§ RECORDS SHOWN
- - - - -

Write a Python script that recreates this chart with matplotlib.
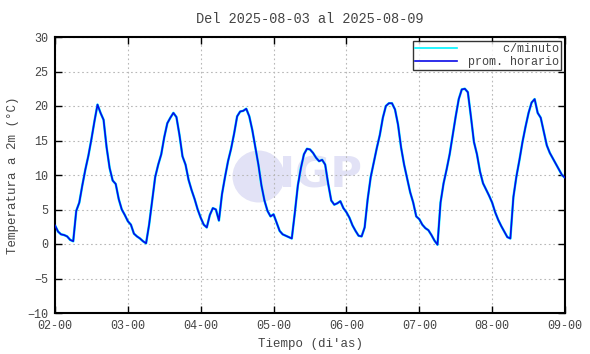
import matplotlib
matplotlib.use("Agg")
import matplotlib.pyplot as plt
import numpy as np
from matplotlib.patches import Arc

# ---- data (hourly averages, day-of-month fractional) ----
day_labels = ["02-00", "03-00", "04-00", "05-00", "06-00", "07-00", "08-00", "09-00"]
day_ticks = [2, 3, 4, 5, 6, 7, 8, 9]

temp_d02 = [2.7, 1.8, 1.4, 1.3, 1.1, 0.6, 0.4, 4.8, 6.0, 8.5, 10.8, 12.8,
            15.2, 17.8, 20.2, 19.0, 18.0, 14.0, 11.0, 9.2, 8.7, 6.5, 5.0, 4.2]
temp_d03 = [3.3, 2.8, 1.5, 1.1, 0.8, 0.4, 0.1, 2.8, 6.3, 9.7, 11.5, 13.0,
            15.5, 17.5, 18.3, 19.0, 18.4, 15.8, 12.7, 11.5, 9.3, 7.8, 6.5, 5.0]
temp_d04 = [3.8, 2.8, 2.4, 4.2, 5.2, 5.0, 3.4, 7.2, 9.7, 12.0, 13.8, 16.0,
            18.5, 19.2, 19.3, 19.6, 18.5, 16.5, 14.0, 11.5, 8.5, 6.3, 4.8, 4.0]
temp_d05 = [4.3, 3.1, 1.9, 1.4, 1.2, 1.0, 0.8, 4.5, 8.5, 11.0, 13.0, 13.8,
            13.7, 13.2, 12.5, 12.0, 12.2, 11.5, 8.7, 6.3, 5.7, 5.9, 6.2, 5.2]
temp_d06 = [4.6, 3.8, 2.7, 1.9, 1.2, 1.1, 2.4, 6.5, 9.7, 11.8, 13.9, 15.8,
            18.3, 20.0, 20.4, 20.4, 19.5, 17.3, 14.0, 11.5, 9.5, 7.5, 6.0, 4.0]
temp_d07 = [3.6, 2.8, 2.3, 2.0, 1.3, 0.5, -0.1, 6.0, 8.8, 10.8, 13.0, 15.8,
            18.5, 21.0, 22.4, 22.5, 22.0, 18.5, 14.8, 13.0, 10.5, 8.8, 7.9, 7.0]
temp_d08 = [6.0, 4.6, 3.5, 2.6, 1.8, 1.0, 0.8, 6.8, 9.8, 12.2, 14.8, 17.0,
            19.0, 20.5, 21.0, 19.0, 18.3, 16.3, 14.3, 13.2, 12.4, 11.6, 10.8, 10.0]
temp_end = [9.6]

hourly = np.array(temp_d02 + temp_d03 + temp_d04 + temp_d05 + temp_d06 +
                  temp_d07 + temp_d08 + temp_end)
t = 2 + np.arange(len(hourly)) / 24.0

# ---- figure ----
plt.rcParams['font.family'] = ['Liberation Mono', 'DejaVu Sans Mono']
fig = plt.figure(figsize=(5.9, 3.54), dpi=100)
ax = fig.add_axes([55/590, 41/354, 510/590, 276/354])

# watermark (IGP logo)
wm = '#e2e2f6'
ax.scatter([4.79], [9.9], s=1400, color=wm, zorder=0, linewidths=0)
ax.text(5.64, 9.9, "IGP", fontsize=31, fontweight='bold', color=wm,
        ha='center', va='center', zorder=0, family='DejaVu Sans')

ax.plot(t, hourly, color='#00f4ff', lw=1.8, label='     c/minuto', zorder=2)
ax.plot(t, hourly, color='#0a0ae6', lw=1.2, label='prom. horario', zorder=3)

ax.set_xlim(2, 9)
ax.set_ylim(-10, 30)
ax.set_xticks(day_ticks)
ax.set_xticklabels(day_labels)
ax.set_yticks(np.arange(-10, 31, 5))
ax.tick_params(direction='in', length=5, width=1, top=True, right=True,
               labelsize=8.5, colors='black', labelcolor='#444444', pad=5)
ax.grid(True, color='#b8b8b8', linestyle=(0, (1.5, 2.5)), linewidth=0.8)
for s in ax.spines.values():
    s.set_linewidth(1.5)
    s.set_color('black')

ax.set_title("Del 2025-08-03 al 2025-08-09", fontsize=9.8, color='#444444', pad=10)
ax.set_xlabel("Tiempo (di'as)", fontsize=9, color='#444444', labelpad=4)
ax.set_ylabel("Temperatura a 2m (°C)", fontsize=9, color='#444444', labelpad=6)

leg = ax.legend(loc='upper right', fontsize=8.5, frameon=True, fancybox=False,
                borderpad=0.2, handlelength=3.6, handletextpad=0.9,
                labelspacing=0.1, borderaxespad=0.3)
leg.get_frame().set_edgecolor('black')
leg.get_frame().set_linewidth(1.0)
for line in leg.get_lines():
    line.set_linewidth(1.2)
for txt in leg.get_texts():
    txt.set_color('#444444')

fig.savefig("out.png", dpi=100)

- - - - -

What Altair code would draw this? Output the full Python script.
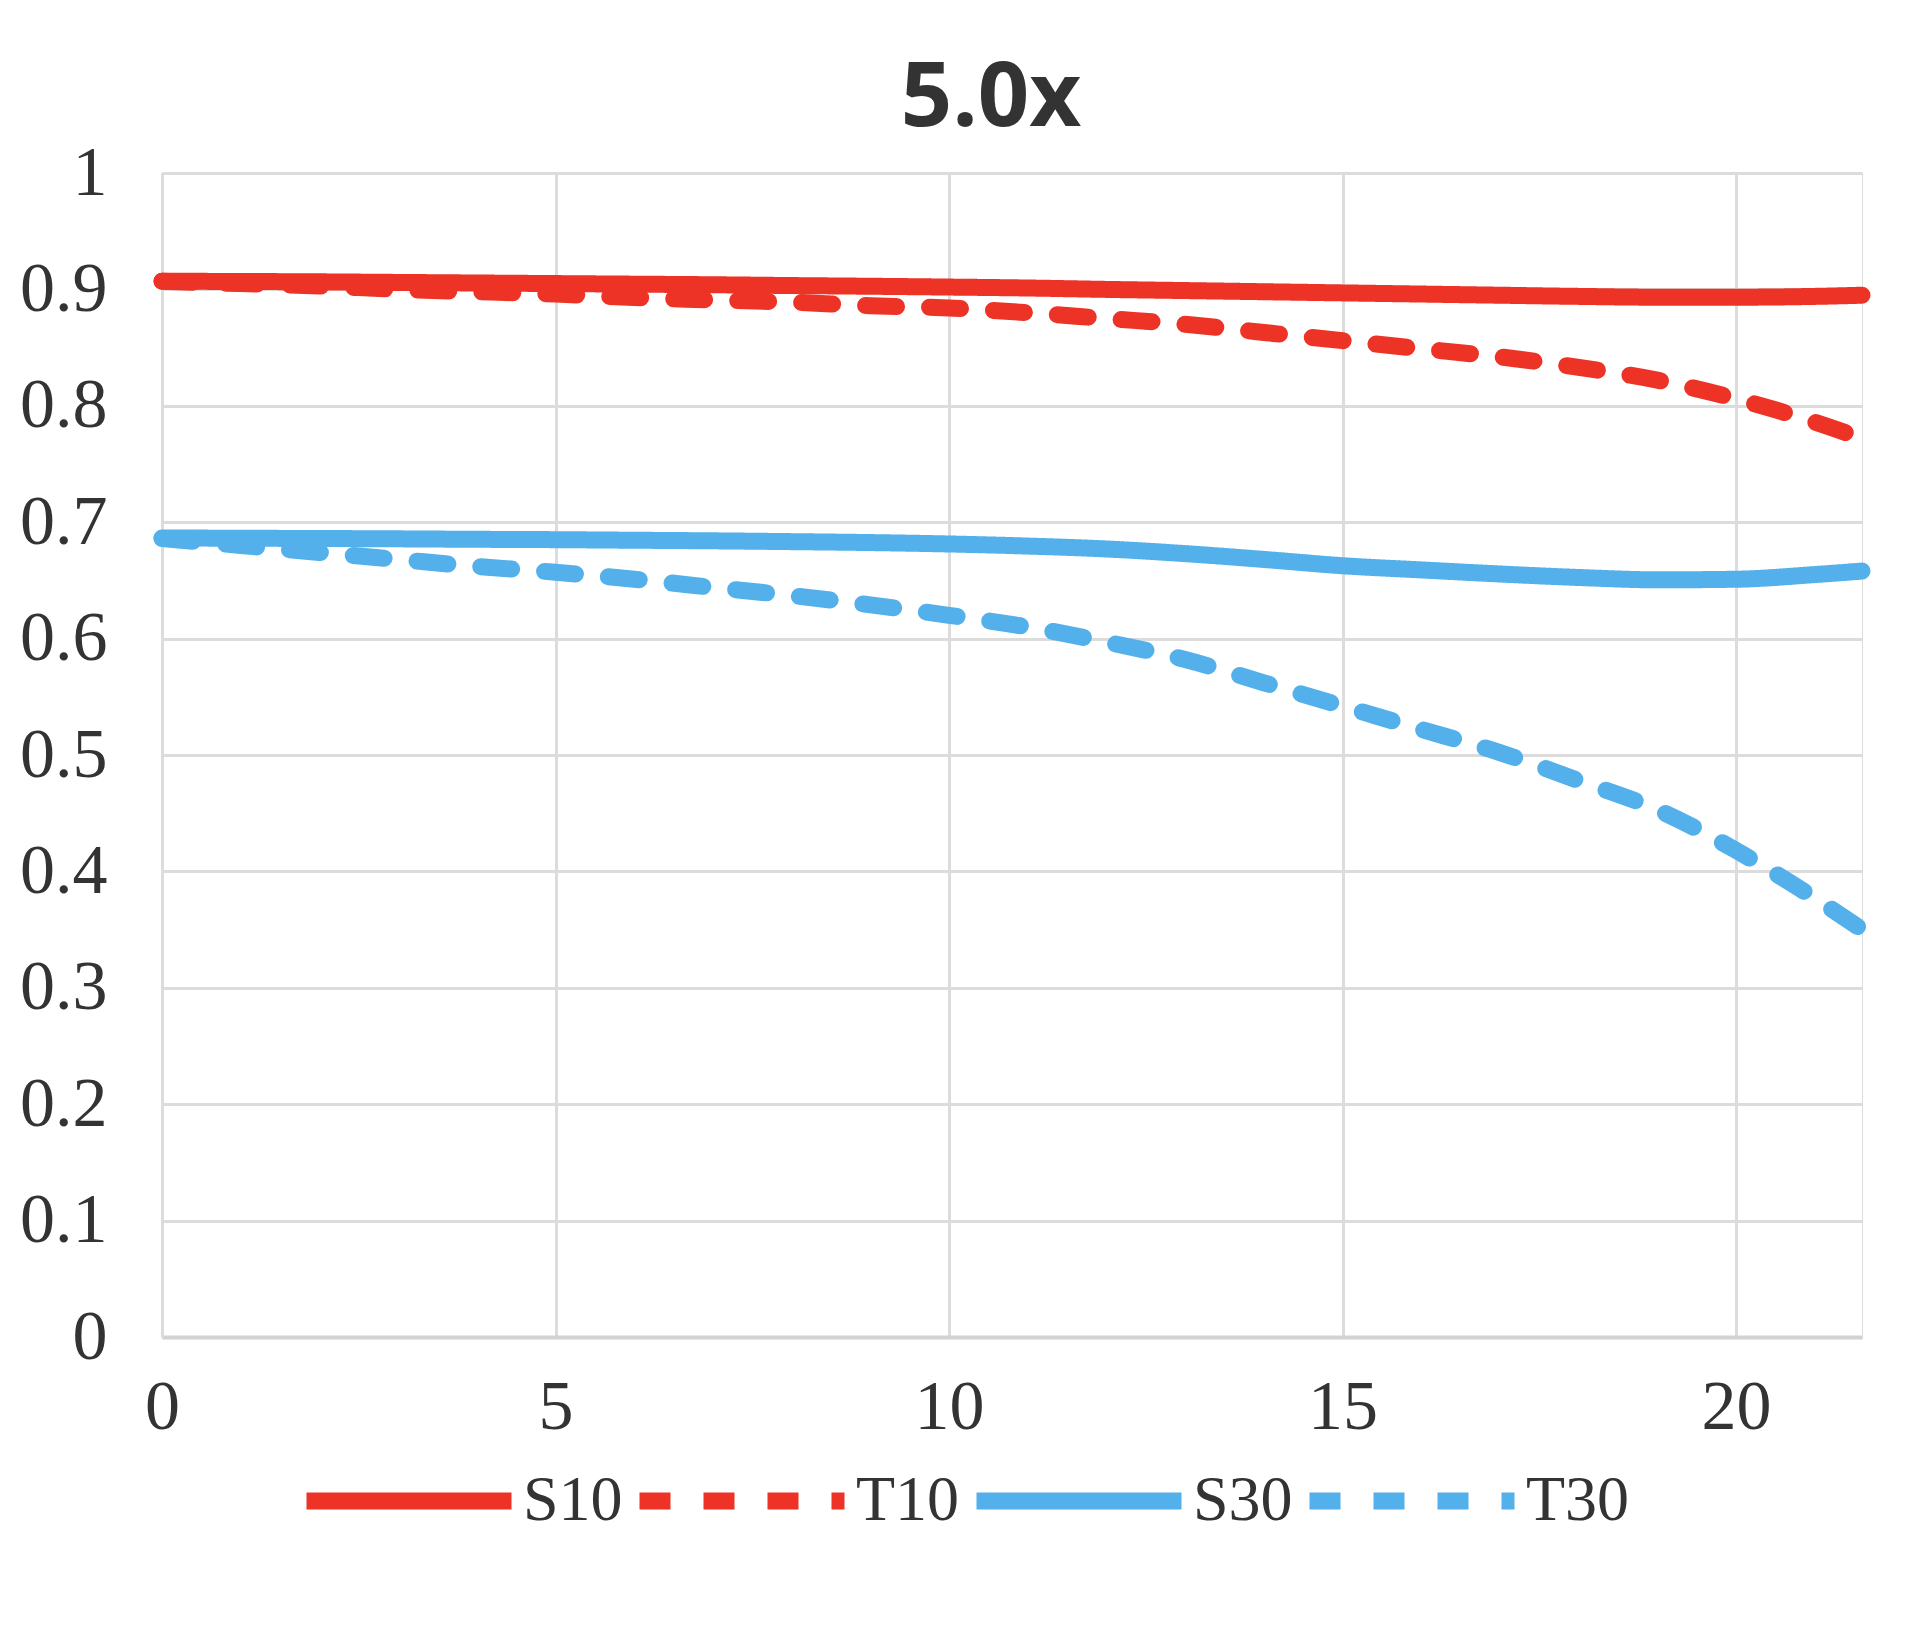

- - - - -

§ WHAT NEEDS TO BE DONE
Reproduce the entries exactly, from the line with "Write a Python" to the line with "day_ticks = [2, 3, 4, 5, 6, 7, 8, 9]", both lines included, keeping no pictures.

§ ANSWER TO THIS TASK
Write a Python script that recreates this chart with matplotlib.
import matplotlib
matplotlib.use("Agg")
import matplotlib.pyplot as plt
import numpy as np
from matplotlib.patches import Arc

# ---- data (hourly averages, day-of-month fractional) ----
day_labels = ["02-00", "03-00", "04-00", "05-00", "06-00", "07-00", "08-00", "09-00"]
day_ticks = [2, 3, 4, 5, 6, 7, 8, 9]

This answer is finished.